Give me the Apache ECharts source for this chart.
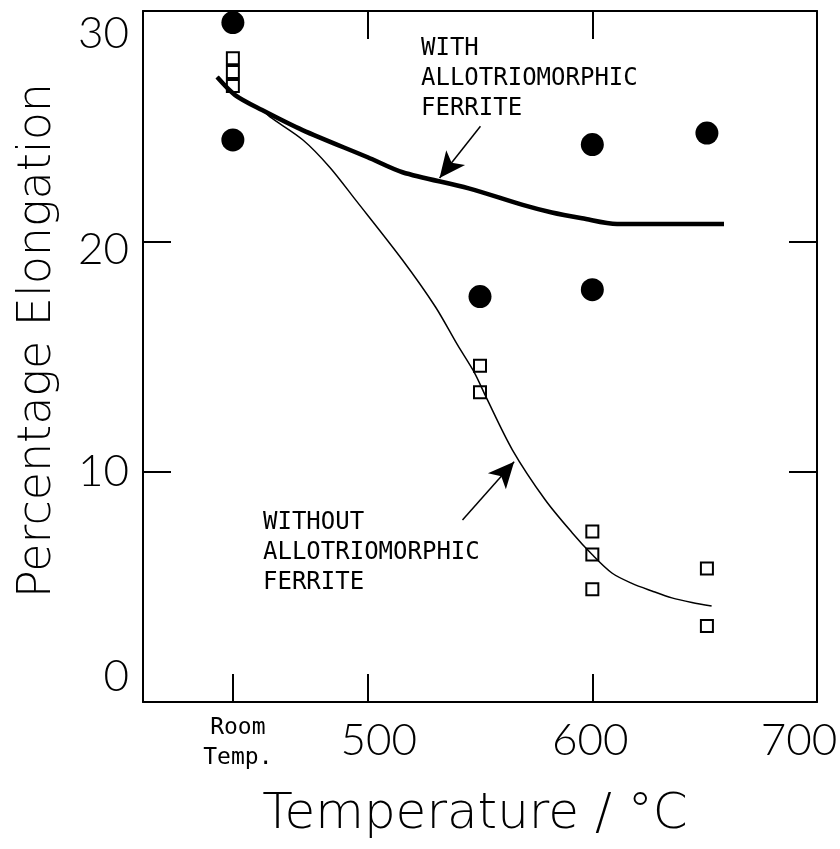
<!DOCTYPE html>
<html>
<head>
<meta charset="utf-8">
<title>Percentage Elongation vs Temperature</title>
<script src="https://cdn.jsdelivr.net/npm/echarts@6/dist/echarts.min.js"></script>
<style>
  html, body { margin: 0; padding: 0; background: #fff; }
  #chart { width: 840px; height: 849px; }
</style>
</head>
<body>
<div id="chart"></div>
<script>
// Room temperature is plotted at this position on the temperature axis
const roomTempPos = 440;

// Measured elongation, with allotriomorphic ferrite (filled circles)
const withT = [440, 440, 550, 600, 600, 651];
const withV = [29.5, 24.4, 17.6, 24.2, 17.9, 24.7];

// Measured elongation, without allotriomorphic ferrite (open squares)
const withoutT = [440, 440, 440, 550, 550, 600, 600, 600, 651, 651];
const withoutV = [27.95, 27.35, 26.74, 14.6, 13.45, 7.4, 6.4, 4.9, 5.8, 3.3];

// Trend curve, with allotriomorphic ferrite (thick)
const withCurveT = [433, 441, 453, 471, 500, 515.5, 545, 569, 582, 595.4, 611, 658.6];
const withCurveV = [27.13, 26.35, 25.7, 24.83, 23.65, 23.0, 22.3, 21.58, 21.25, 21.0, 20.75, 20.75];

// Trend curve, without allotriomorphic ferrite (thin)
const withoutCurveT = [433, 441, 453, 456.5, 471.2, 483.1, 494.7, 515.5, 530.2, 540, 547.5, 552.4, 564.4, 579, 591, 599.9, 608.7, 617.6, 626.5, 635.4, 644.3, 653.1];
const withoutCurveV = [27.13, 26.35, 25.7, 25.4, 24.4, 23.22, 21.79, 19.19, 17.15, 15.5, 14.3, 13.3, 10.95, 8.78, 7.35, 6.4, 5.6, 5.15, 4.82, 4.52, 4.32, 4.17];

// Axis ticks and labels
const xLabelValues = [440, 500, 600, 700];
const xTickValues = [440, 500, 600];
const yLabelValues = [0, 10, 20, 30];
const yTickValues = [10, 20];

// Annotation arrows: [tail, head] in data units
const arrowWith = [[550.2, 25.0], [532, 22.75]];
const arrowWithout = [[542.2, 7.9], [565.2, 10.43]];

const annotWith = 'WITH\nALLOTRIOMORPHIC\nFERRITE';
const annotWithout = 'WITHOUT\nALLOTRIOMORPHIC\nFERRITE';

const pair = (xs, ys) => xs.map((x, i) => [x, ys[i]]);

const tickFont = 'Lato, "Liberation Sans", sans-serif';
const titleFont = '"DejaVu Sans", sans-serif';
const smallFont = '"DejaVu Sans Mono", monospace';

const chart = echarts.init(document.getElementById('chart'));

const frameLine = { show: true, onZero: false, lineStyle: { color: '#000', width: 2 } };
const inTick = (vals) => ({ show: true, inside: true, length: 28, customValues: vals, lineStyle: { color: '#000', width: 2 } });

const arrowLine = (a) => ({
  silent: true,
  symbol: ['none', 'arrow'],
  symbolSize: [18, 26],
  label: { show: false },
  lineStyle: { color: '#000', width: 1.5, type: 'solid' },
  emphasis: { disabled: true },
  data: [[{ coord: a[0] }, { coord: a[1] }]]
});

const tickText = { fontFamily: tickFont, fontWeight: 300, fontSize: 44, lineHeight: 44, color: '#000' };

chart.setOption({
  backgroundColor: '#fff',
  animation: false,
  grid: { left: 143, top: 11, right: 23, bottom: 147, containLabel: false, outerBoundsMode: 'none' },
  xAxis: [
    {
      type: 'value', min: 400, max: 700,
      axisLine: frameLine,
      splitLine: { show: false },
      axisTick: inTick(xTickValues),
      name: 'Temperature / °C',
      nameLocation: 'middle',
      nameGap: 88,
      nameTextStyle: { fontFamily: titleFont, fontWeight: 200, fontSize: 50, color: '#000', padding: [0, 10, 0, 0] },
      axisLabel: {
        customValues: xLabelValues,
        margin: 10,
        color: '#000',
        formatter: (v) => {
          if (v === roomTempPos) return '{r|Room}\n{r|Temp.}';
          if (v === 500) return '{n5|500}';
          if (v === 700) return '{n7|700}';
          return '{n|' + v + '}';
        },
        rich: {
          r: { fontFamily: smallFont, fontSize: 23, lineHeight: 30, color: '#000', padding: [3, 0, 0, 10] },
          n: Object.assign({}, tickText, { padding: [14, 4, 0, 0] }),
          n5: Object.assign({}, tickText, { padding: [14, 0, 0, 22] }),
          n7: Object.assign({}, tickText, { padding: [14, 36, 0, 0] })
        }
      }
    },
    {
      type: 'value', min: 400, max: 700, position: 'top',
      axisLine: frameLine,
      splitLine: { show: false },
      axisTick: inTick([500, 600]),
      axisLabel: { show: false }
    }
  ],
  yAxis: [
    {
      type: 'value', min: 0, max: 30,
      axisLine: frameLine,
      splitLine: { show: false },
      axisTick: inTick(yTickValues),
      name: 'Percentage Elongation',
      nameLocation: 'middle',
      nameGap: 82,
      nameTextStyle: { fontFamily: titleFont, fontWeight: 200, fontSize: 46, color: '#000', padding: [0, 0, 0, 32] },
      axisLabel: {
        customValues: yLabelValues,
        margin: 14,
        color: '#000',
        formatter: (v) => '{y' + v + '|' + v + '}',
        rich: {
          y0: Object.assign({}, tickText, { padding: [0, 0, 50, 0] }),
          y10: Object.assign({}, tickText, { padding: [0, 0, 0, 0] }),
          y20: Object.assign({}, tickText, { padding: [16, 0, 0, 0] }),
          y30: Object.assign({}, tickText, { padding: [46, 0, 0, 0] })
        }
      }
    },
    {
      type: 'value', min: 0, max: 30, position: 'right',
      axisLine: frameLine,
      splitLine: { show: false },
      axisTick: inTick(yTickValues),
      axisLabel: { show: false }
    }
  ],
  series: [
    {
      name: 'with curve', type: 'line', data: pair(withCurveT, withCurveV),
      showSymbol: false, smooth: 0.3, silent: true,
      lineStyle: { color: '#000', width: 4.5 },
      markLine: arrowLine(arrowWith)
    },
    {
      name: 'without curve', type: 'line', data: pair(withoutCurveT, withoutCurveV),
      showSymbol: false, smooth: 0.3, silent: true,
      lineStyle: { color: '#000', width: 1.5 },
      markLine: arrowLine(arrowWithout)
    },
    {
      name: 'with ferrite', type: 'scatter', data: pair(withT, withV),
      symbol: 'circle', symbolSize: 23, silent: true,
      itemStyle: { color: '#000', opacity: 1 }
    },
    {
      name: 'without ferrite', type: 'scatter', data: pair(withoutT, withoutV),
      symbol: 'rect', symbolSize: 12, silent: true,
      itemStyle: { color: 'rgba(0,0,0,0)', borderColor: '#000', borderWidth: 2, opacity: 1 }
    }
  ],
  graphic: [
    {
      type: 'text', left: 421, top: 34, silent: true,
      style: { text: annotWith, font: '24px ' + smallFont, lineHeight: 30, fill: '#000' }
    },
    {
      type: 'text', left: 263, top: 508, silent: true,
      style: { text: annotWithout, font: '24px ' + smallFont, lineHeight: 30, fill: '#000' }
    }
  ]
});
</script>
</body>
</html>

= = = = = = =

WHAT IS EXPECTED:
Send back the data above word for word, with the pictures left out.

FULL RESPONSE:
Give me the Apache ECharts source for this chart.
<!DOCTYPE html>
<html>
<head>
<meta charset="utf-8">
<title>Percentage Elongation vs Temperature</title>
<script src="https://cdn.jsdelivr.net/npm/echarts@6/dist/echarts.min.js"></script>
<style>
  html, body { margin: 0; padding: 0; background: #fff; }
  #chart { width: 840px; height: 849px; }
</style>
</head>
<body>
<div id="chart"></div>
<script>
// Room temperature is plotted at this position on the temperature axis
const roomTempPos = 440;

// Measured elongation, with allotriomorphic ferrite (filled circles)
const withT = [440, 440, 550, 600, 600, 651];
const withV = [29.5, 24.4, 17.6, 24.2, 17.9, 24.7];

// Measured elongation, without allotriomorphic ferrite (open squares)
const withoutT = [440, 440, 440, 550, 550, 600, 600, 600, 651, 651];
const withoutV = [27.95, 27.35, 26.74, 14.6, 13.45, 7.4, 6.4, 4.9, 5.8, 3.3];

// Trend curve, with allotriomorphic ferrite (thick)
const withCurveT = [433, 441, 453, 471, 500, 515.5, 545, 569, 582, 595.4, 611, 658.6];
const withCurveV = [27.13, 26.35, 25.7, 24.83, 23.65, 23.0, 22.3, 21.58, 21.25, 21.0, 20.75, 20.75];

// Trend curve, without allotriomorphic ferrite (thin)
const withoutCurveT = [433, 441, 453, 456.5, 471.2, 483.1, 494.7, 515.5, 530.2, 540, 547.5, 552.4, 564.4, 579, 591, 599.9, 608.7, 617.6, 626.5, 635.4, 644.3, 653.1];
const withoutCurveV = [27.13, 26.35, 25.7, 25.4, 24.4, 23.22, 21.79, 19.19, 17.15, 15.5, 14.3, 13.3, 10.95, 8.78, 7.35, 6.4, 5.6, 5.15, 4.82, 4.52, 4.32, 4.17];

// Axis ticks and labels
const xLabelValues = [440, 500, 600, 700];
const xTickValues = [440, 500, 600];
const yLabelValues = [0, 10, 20, 30];
const yTickValues = [10, 20];

// Annotation arrows: [tail, head] in data units
const arrowWith = [[550.2, 25.0], [532, 22.75]];
const arrowWithout = [[542.2, 7.9], [565.2, 10.43]];

const annotWith = 'WITH\nALLOTRIOMORPHIC\nFERRITE';
const annotWithout = 'WITHOUT\nALLOTRIOMORPHIC\nFERRITE';

const pair = (xs, ys) => xs.map((x, i) => [x, ys[i]]);

const tickFont = 'Lato, "Liberation Sans", sans-serif';
const titleFont = '"DejaVu Sans", sans-serif';
const smallFont = '"DejaVu Sans Mono", monospace';

const chart = echarts.init(document.getElementById('chart'));

const frameLine = { show: true, onZero: false, lineStyle: { color: '#000', width: 2 } };
const inTick = (vals) => ({ show: true, inside: true, length: 28, customValues: vals, lineStyle: { color: '#000', width: 2 } });

const arrowLine = (a) => ({
  silent: true,
  symbol: ['none', 'arrow'],
  symbolSize: [18, 26],
  label: { show: false },
  lineStyle: { color: '#000', width: 1.5, type: 'solid' },
  emphasis: { disabled: true },
  data: [[{ coord: a[0] }, { coord: a[1] }]]
});

const tickText = { fontFamily: tickFont, fontWeight: 300, fontSize: 44, lineHeight: 44, color: '#000' };

chart.setOption({
  backgroundColor: '#fff',
  animation: false,
  grid: { left: 143, top: 11, right: 23, bottom: 147, containLabel: false, outerBoundsMode: 'none' },
  xAxis: [
    {
      type: 'value', min: 400, max: 700,
      axisLine: frameLine,
      splitLine: { show: false },
      axisTick: inTick(xTickValues),
      name: 'Temperature / °C',
      nameLocation: 'middle',
      nameGap: 88,
      nameTextStyle: { fontFamily: titleFont, fontWeight: 200, fontSize: 50, color: '#000', padding: [0, 10, 0, 0] },
      axisLabel: {
        customValues: xLabelValues,
        margin: 10,
        color: '#000',
        formatter: (v) => {
          if (v === roomTempPos) return '{r|Room}\n{r|Temp.}';
          if (v === 500) return '{n5|500}';
          if (v === 700) return '{n7|700}';
          return '{n|' + v + '}';
        },
        rich: {
          r: { fontFamily: smallFont, fontSize: 23, lineHeight: 30, color: '#000', padding: [3, 0, 0, 10] },
          n: Object.assign({}, tickText, { padding: [14, 4, 0, 0] }),
          n5: Object.assign({}, tickText, { padding: [14, 0, 0, 22] }),
          n7: Object.assign({}, tickText, { padding: [14, 36, 0, 0] })
        }
      }
    },
    {
      type: 'value', min: 400, max: 700, position: 'top',
      axisLine: frameLine,
      splitLine: { show: false },
      axisTick: inTick([500, 600]),
      axisLabel: { show: false }
    }
  ],
  yAxis: [
    {
      type: 'value', min: 0, max: 30,
      axisLine: frameLine,
      splitLine: { show: false },
      axisTick: inTick(yTickValues),
      name: 'Percentage Elongation',
      nameLocation: 'middle',
      nameGap: 82,
      nameTextStyle: { fontFamily: titleFont, fontWeight: 200, fontSize: 46, color: '#000', padding: [0, 0, 0, 32] },
      axisLabel: {
        customValues: yLabelValues,
        margin: 14,
        color: '#000',
        formatter: (v) => '{y' + v + '|' + v + '}',
        rich: {
          y0: Object.assign({}, tickText, { padding: [0, 0, 50, 0] }),
          y10: Object.assign({}, tickText, { padding: [0, 0, 0, 0] }),
          y20: Object.assign({}, tickText, { padding: [16, 0, 0, 0] }),
          y30: Object.assign({}, tickText, { padding: [46, 0, 0, 0] })
        }
      }
    },
    {
      type: 'value', min: 0, max: 30, position: 'right',
      axisLine: frameLine,
      splitLine: { show: false },
      axisTick: inTick(yTickValues),
      axisLabel: { show: false }
    }
  ],
  series: [
    {
      name: 'with curve', type: 'line', data: pair(withCurveT, withCurveV),
      showSymbol: false, smooth: 0.3, silent: true,
      lineStyle: { color: '#000', width: 4.5 },
      markLine: arrowLine(arrowWith)
    },
    {
      name: 'without curve', type: 'line', data: pair(withoutCurveT, withoutCurveV),
      showSymbol: false, smooth: 0.3, silent: true,
      lineStyle: { color: '#000', width: 1.5 },
      markLine: arrowLine(arrowWithout)
    },
    {
      name: 'with ferrite', type: 'scatter', data: pair(withT, withV),
      symbol: 'circle', symbolSize: 23, silent: true,
      itemStyle: { color: '#000', opacity: 1 }
    },
    {
      name: 'without ferrite', type: 'scatter', data: pair(withoutT, withoutV),
      symbol: 'rect', symbolSize: 12, silent: true,
      itemStyle: { color: 'rgba(0,0,0,0)', borderColor: '#000', borderWidth: 2, opacity: 1 }
    }
  ],
  graphic: [
    {
      type: 'text', left: 421, top: 34, silent: true,
      style: { text: annotWith, font: '24px ' + smallFont, lineHeight: 30, fill: '#000' }
    },
    {
      type: 'text', left: 263, top: 508, silent: true,
      style: { text: annotWithout, font: '24px ' + smallFont, lineHeight: 30, fill: '#000' }
    }
  ]
});
</script>
</body>
</html>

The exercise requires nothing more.